Did Obama begin targeting criminals for deportation
Executive summary
Yes — beginning in the early Obama years the administration explicitly reoriented immigration enforcement to prioritize the removal of noncitizens with criminal convictions and recent border crossers, a shift reflected in policy memos, programs like Secure Communities, executive actions and public statements claiming a higher share of criminal removals [1] [2] [3] [4]. Critics and subsequent data analyses, however, show that many people removed were charged with minor infractions or had no criminal record, producing a contested legacy over how narrowly “criminal” was defined and applied [5] [6].
1. Policy shift: from broad sweeps to prioritized enforcement
The Obama administration adopted formal enforcement priorities—articulated in DHS/ICE guidance and reinforced by ICE Director John Morton—focusing resources on threats to national security/public safety (terrorism, violent felons, gang members), convicted criminals and recent border crossers rather than mass workplace raids or low-priority cases, marking a clear break from earlier practices [1] [7] [2].
2. Programs and paperwork: Secure Communities and administrative tools
Operational changes such as the expansion of Secure Communities and other data-sharing and detention practices were used to identify and remove people with criminal convictions; DHS touted record numbers of convicted-criminal removals and increases in “criminal removals,” claiming large percentage increases compared to the Bush era [4] [2]. The 2014 executive actions reiterated the message—“felons, not families”—and promised to prioritize felons and those posing security risks [3] [2].
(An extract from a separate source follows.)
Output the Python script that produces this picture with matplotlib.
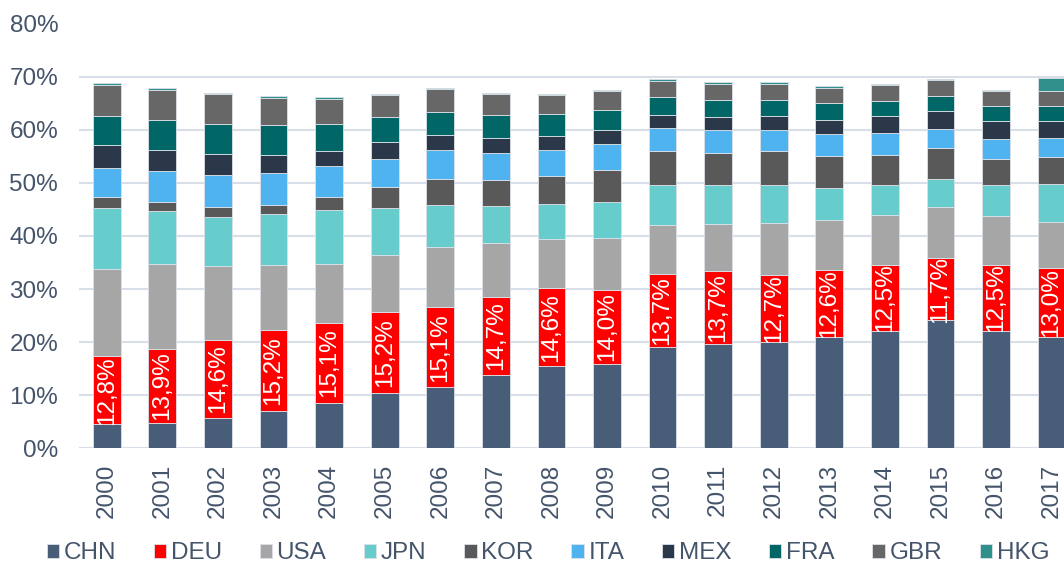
import numpy as np
import matplotlib.pyplot as plt

years = [str(y) for y in range(2000, 2018)]
countries = ['CHN', 'DEU', 'USA', 'JPN', 'KOR', 'ITA', 'MEX', 'FRA', 'GBR', 'HKG']

chn = [4.5, 4.8, 5.8, 7.0, 8.5, 10.4, 11.5, 13.8, 15.5, 15.9, 19.1, 19.6, 20.0, 21.0, 22.1, 24.1, 22.1, 21.0]
deu = [12.8, 13.9, 14.6, 15.2, 15.1, 15.2, 15.1, 14.7, 14.6, 14.0, 13.7, 13.7, 12.7, 12.6, 12.5, 11.7, 12.5, 13.0]
usa = [16.5, 16.1, 13.9, 12.3, 11.2, 10.8, 11.3, 10.1, 9.3, 9.7, 9.2, 8.9, 9.8, 9.4, 9.3, 9.6, 9.1, 8.7]
jpn = [11.5, 9.8, 9.3, 9.7, 10.0, 8.9, 8.0, 7.0, 6.7, 6.7, 7.5, 7.3, 7.0, 6.0, 5.6, 5.3, 5.8, 7.1]
kor = [2.0, 1.75, 1.8, 1.6, 2.5, 3.9, 4.9, 4.9, 5.1, 6.1, 6.5, 6.2, 6.5, 6.0, 5.8, 5.8, 5.0, 5.0]
ita = [5.5, 5.8, 6.0, 6.1, 5.8, 5.3, 5.3, 5.2, 5.0, 5.0, 4.3, 4.2, 3.9, 4.2, 4.1, 3.6, 3.7, 3.6]
mex = [4.3, 4.1, 4.1, 3.4, 2.9, 3.2, 2.9, 2.7, 2.7, 2.5, 2.5, 2.4, 2.6, 2.6, 3.1, 3.4, 3.4, 3.2]
fra = [5.4, 5.6, 5.6, 5.5, 5.1, 4.6, 4.4, 4.4, 4.1, 3.8, 3.4, 3.3, 3.1, 3.2, 2.9, 2.9, 2.9, 2.9]
gbr = [5.9, 5.7, 5.6, 5.2, 4.7, 4.2, 4.2, 3.9, 3.5, 3.5, 3.0, 3.1, 3.1, 2.9, 3.0, 2.9, 2.7, 2.8]
hkg = [0.4, 0.3, 0.3, 0.3, 0.3, 0.3, 0.3, 0.3, 0.3, 0.3, 0.3, 0.3, 0.3, 0.3, 0.3, 0.3, 0.3, 2.4]

series = [chn, deu, usa, jpn, kor, ita, mex, fra, gbr, hkg]
colors = ['#475D78', '#FF0000', '#A6A6A6', '#66CCCC', '#595959',
          '#4EB3EE', '#2B3849', '#006666', '#676767', '#2F8F8A']

txt = '#44546A'
plt.rcParams['font.family'] = ['Liberation Sans', 'DejaVu Sans']

fig = plt.figure(figsize=(10.64, 5.67), dpi=100)
ax = fig.add_axes([79 / 1064, 118.7 / 567, 1000.4 / 1064, 424.8 / 567])

x = np.arange(len(years))
bottom = np.zeros(len(years))
for name, vals, col in zip(countries, series, colors):
    bars = ax.bar(x, vals, 0.5, bottom=bottom, color=col, label=name,
                  edgecolor='#DCE1E8', linewidth=0.6, zorder=3)
    if name == 'DEU':
        labels = [f'{v:.1f}%'.replace('.', ',') for v in vals]
        ax.bar_label(bars, labels=labels, label_type='center', rotation=90,
                     color='white', fontsize=17.5)
    bottom += np.array(vals)

ax.set_xlim(-0.5, len(years) - 0.5)
ax.set_ylim(0, 80)
ax.set_yticks(range(0, 81, 10))
ax.set_yticklabels([f'{t}%' for t in range(0, 81, 10)])
ax.set_xticks(x)
ax.set_xticklabels(years, rotation=90)
ax.tick_params(axis='both', length=0, labelsize=17.5, labelcolor=txt)
ax.tick_params(axis='y', pad=15)
ax.tick_params(axis='x', pad=11)
ax.grid(axis='y', color='#D9DFE8', linewidth=1.5, zorder=0)
for s in ax.spines.values():
    s.set_visible(False)

fig.legend(loc='center', bbox_to_anchor=(0.515, 0.024), ncol=10, frameon=False,
           fontsize=17.5, handlelength=0.5, handleheight=0.5, handletextpad=0.2,
           columnspacing=1.55, labelcolor=txt)

fig.savefig('out.png', dpi=100)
3. Results touted by the administration
The White House and DHS repeatedly pointed to rising numbers of convicted-criminal removals and internal metrics showing increases in removals of people with criminal records, arguing that prioritization had produced “smart enforcement” and greater public‑safety focus [2] [4]. Advocacy groups and some analysts credit the priorities with streamlining certain removals by focusing prosecutorial discretion on lower-priority cases [8].
4. The critics: scope, speed and the “criminal” category
Investigations by outlets like the New York Times and analyses from TRAC and immigrant-rights groups challenged the administration’s framing, finding that a large share of removal cases involved minor infractions (traffic offenses) or no criminal record at all—TRAC and Times reporting suggested roughly two‑thirds of many cases fell into low‑level categories rather than serious violent crimes—undermining claims the dragnet was limited to “dangerous” criminals [5] [6].
5. Where the debate hinges: definitions, incentives and backlog dynamics
The dispute is partly definitional: ICE’s “criminal” category expanded to include immigration crimes and minor offenses (traffic, DUI), inflating criminal-removal counts even as the stated priority emphasized serious and violent felonies; at the same time procedural changes—fast-track removals and case prioritization—meant speed sometimes trumped individualized fairness, a criticism voiced by civil liberties groups [7] [6] [5].
6. Verdict and implicit agendas
The factual verdict is twofold: administratively, the Obama White House did begin targeting and prioritizing noncitizens with criminal convictions and recent unauthorized entrants as enforcement priorities and reported increases in criminal removals [1] [2] [4]; politically and practically, that targeting coexisted with large-scale removals of people charged with minor offenses or no convictions, producing legitimate critiques about overreach, data framing and civil‑liberties costs—a dynamic amplified by advocacy groups, congressional opponents and media analyses with their own policy or political agendas [5] [9] [6].